In January when I returned to Australia from a Christmas visit to family in Britain, I came down with flu almost the minute I stepped off the plane. With the sorest of sore throats, racking cough, sweating, vomiting and aching all over, it all felt too much to bear on top of the homesickness I always feel after visiting my native country. Lonely, weak, weary and unable to distract myself with television, reading or radio – everything hurt – I descended into a poor-me black hole. Big OUCH and Big Tears.

But being grounded and forced to STOP proved to be the biggest gift. Once I started to feel stronger, the survivor in me kicked in and I turned myself around into a more positive frame of mind. I sat in bed with a notebook and wrote out how I would like my life to look. To cut a long story short, I decided to leave an unfulfilling job and return to freelancing, to carry out some renovations to my house so I could more easily rent out a room, to get a dog and to put less effort into making things happen and experiment more with letting life come to me.
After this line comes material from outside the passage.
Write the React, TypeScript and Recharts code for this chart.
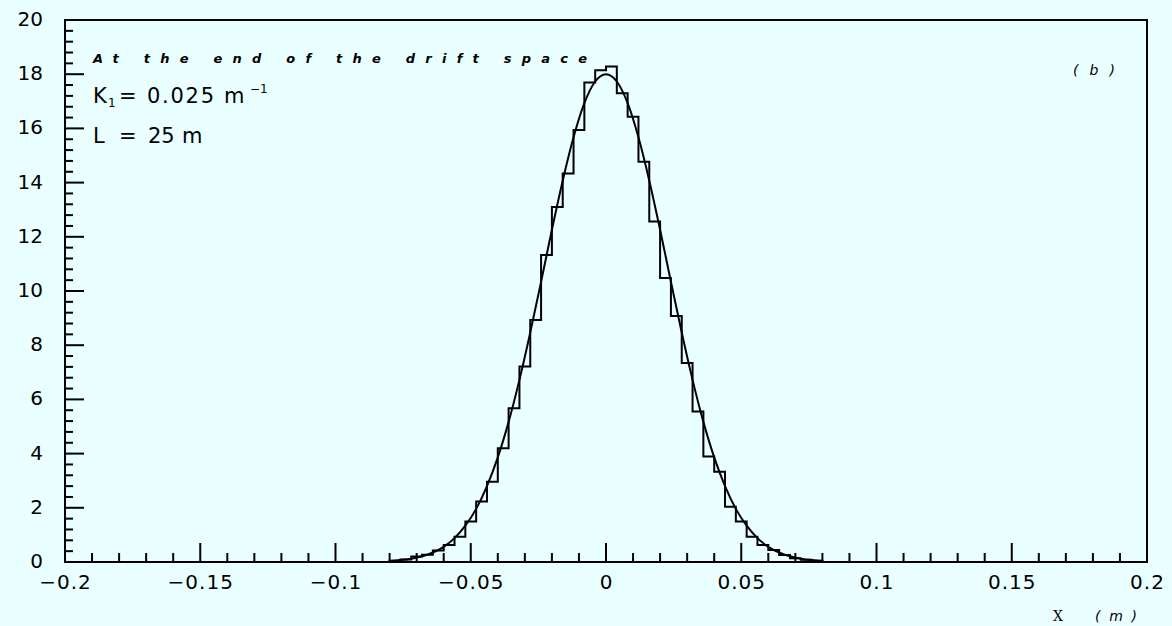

Thanks to the flu, I’m now free of a job that left me drained and despondent, I’ve reconnected with my writing, reached final design stage with my renovation plans and, best of all, Bertie dog is sitting under my desk as I write this. According to the article, Paul/Pauline has retired from racing. Sometimes, illness, accidents or other perceived dramas are just what we need to take us to the next stage of our journey.